On social media, Martin Sellner, leader of the Identitarian Movement of Austria (also known as Generation Identity), said police raided his apartment Monday. Austrian Chancellor Sebastian Kurz tweeted Tuesday that “any connection between the Christchurch attacker and members of the Identitarians in Austria needs to be comprehensively and ruthlessly investigated.”
On Wednesday, Kurz said that authorities were probing whether the group could be dissolved as a result of the ongoing investigation. “There must be no tolerance for dangerous ideologies in our country — no matter if it’s radical Islam or right-wing fanaticism,” Kurz said.
Hansjoerg Bacher, a spokesman for the prosecutors in Graz, Austria, who apparently ordered the raid, told the Associated Press that most donations to the group were in the two- to three-figure range, but the one linked to Tarrant’s name was “in the low four-figure area.”
“This made it stand out, and the events in New Zealand put a face to this donation,” he said.
Sellner is a controversial figure in Europe. Last year, he was denied entry into Britain and detained for two days when he tried to travel there to make a speech. The BBC reported at the time that a Home Office representative said officials have the right to deny individuals entry “if it is considered that his or her presence in the U.K. is not conducive to the public good.”
But Tarrant’s travel history has come under scrutiny since the mass shooting, particularly after he outlined in his manifesto how visits to Europe amplified his distrust of immigrants.
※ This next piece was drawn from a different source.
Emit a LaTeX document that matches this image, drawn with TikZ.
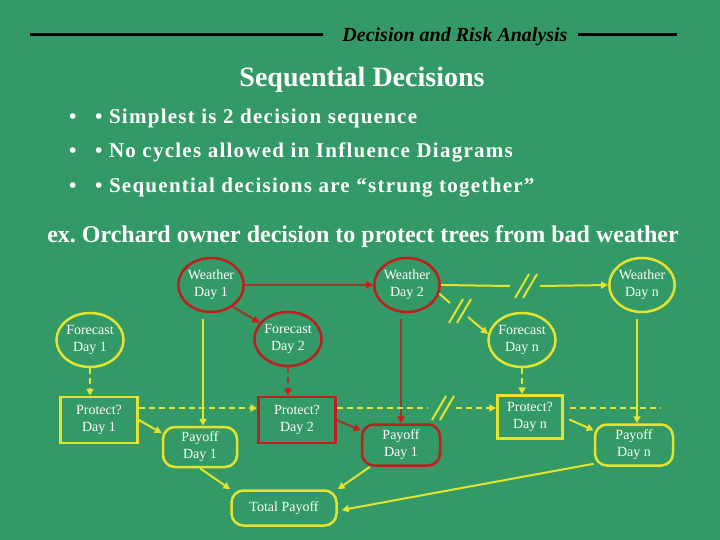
\documentclass[tikz,border=0pt]{standalone}
\usepackage{fontspec}
\setmainfont{Liberation Serif}
\usetikzlibrary{arrows.meta,shapes.geometric}
\definecolor{bg}{RGB}{51,153,102}
\definecolor{yel}{RGB}{228,228,48}
\definecolor{rd}{RGB}{190,30,30}
\definecolor{brn}{RGB}{160,55,40}
\definecolor{tipred}{RGB}{225,20,20}
\newcommand\brkmark[1]{\draw[yel,line width=2pt,shift={(#1)}] (-10,12) -- (4,-12) (-2,12) -- (12,-12);}
\begin{document}
\begin{tikzpicture}[x=1pt,y=-1pt,
  every node/.style={text=white,font=\fontsize{14}{17}\selectfont,align=center,inner sep=0pt},
  chance/.style={ellipse,draw,line width=2.5pt,minimum width=59pt,minimum height=54pt},
  decision/.style={rectangle,draw,line width=2.5pt,minimum width=77pt,minimum height=46pt},
  payoff/.style={rectangle,rounded corners=12pt,draw,line width=2.5pt,minimum width=78pt,minimum height=41pt},
  ycol/.style={draw=yel},
  rcol/.style={draw=rd},
  yarr/.style={draw=yel,line width=2pt,-{Triangle[length=7pt,width=7pt]}},
  rarr/.style={draw=brn,line width=2pt,-{Triangle[length=7pt,width=7pt,color=tipred]}},
  yline/.style={draw=yel,line width=2pt},
  dsh/.style={dash pattern=on 6pt off 4pt},
  hdr/.style={text=black,font=\fontsize{20}{24}\selectfont\bfseries\itshape},
  ttl/.style={font=\fontsize{28}{32}\selectfont\bfseries},
  bul/.style={font=\fontsize{21}{25}\selectfont\bfseries\addfontfeature{LetterSpace=6},anchor=base west},
  exl/.style={font=\fontsize{24}{28}\selectfont\bfseries}
]
\fill[bg] (0,0) rectangle (720,540);
\useasboundingbox (0,0) rectangle (720,540);

% header
\node[hdr] (hd) at (455,37) {Decision and Risk Analysis};
\coordinate (hl1) at (30,35);
\coordinate (hl2) at (323,35);
\coordinate (hr1) at (578,35);
\coordinate (hr2) at (677,35);
\draw[line width=3pt] (hl1) -- (hl2);
\draw[line width=3pt] (hr1) -- (hr2);

\node[ttl] (title) at (362,80) {Sequential Decisions};

\node[bul] (b1a) at (69,124) {•};
\node[bul] (b1) at (95,124) {• Simplest is 2 decision sequence};
\node[bul] (b2a) at (69,158) {•};
\node[bul] (b2) at (95,158) {• No cycles allowed in Influence Diagrams};
\node[bul] (b3a) at (69,193) {•};
\node[bul] (b3) at (95,193) {• Sequential decisions are “strung together”};

\node[exl] (ex) at (363,237) {ex.\ Orchard owner decision to protect trees from bad weather};

% nodes
\node[chance,rcol] (w1) at (211,285) {Weather\\Day 1};
\node[chance,rcol] (w2) at (407,285) {Weather\\Day 2};
\node[chance,ycol] (wn) at (642,285) {Weather\\Day n};
\node[chance,ycol] (f1) at (90,340) {Forecast\\Day 1};
\node[chance,rcol] (f2) at (288,339) {Forecast\\Day 2};
\node[chance,ycol] (fn) at (522,340) {Forecast\\Day n};
\node[decision,ycol] (p1) at (99,420) {Protect?\\Day 1};
\node[decision,rcol] (p2) at (297,420) {Protect?\\Day 2};
\node[decision,ycol,minimum width=65pt,minimum height=43pt] (pn) at (530,417) {Protect?\\Day n};
\node[payoff,ycol,minimum width=74pt,minimum height=40pt] (u1) at (200,447) {Payoff\\Day 1};
\node[payoff,rcol] (u2) at (401,445) {Payoff\\Day 1};
\node[payoff,ycol] (un) at (634,445) {Payoff\\Day n};
\node[payoff,ycol,minimum width=105pt,minimum height=35pt] (tp) at (284,508) {Total Payoff};

% break points
\coordinate (k1) at (525,286);
\coordinate (k1a) at (510,286);
\coordinate (k1b) at (540,286);
\coordinate (k2) at (459,311);
\coordinate (k2a) at (450,303);
\coordinate (k2b) at (468,317);
\coordinate (k3) at (442,408);
\coordinate (k3a) at (428,408);
\coordinate (k3b) at (456,408);
\coordinate (pe) at (660,408);

% weather arcs
\draw[rarr] (w1.east) -- (w2.west);
\draw[rarr] (w1.-45) -- (f2.150);
\draw[yarr,shorten <=6pt] ([xshift=3pt]w1.south -| u1.north) -- ([xshift=3pt]u1.north);
\draw[rarr,shorten <=6pt] (w2.south -| u2.north) -- (u2.north);
\draw[yarr,shorten <=6pt] ([xshift=3pt]wn.south -| un.north) -- ([xshift=3pt]un.north);
\draw[yline] (w2.east) -- (k1a);
\draw[yarr] (k1b) -- (wn.west);
\brkmark{k1}
\draw[yline] (w2.-15) -- (k2a);
\draw[yarr] (k2b) -- (fn.170);
\brkmark{k2}

% forecast to decision
\draw[yarr,dsh] (f1.south) -- (f1.south |- p1.north);
\draw[rarr,dsh] (f2.south) -- (f2.south |- p2.north);
\draw[yarr,dsh] (fn.south) -- (fn.south |- pn.north);

% decision sequence
\draw[yarr,dsh] ([yshift=12pt]p1.east) -- ([yshift=12pt]p2.west);
\draw[yline,dsh] ([yshift=12pt]p2.east) -- (k3a);
\draw[yarr,dsh] (k3b) -- ([yshift=9pt]pn.west);
\brkmark{k3}
\draw[yline,dsh,shorten <=6pt] ([yshift=9pt]pn.east) -- (pe);

% decision to payoff
\draw[yarr] (p1.east) -- (u1.160);
\draw[rarr] (p2.east) -- (u2.160);
\draw[yarr,shorten <=6pt] (pn.east) -- (un.160);

% payoff to total
\draw[yarr] (u1.south) -- (tp.north west);
\draw[yarr] (u2.-145) -- (tp.north east);
\draw[yarr] (un.-155) -- ([xshift=4pt,yshift=-2pt]tp.east);
\end{tikzpicture}
\end{document}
Austria is among the places he traveled in recent years, which include Bulgaria, Hungary, North Korea and Pakistan. Austrian authorities have not released information about whether Tarrant met with members of Sellner’s group or other far-right activists on that visit. Bulgaria’s chief prosecutor, Sotir Tsatsarov announced after the attack that Bulgaria would also be probing whether Tarrant was in the country as a tourist “or if he had other objectives.”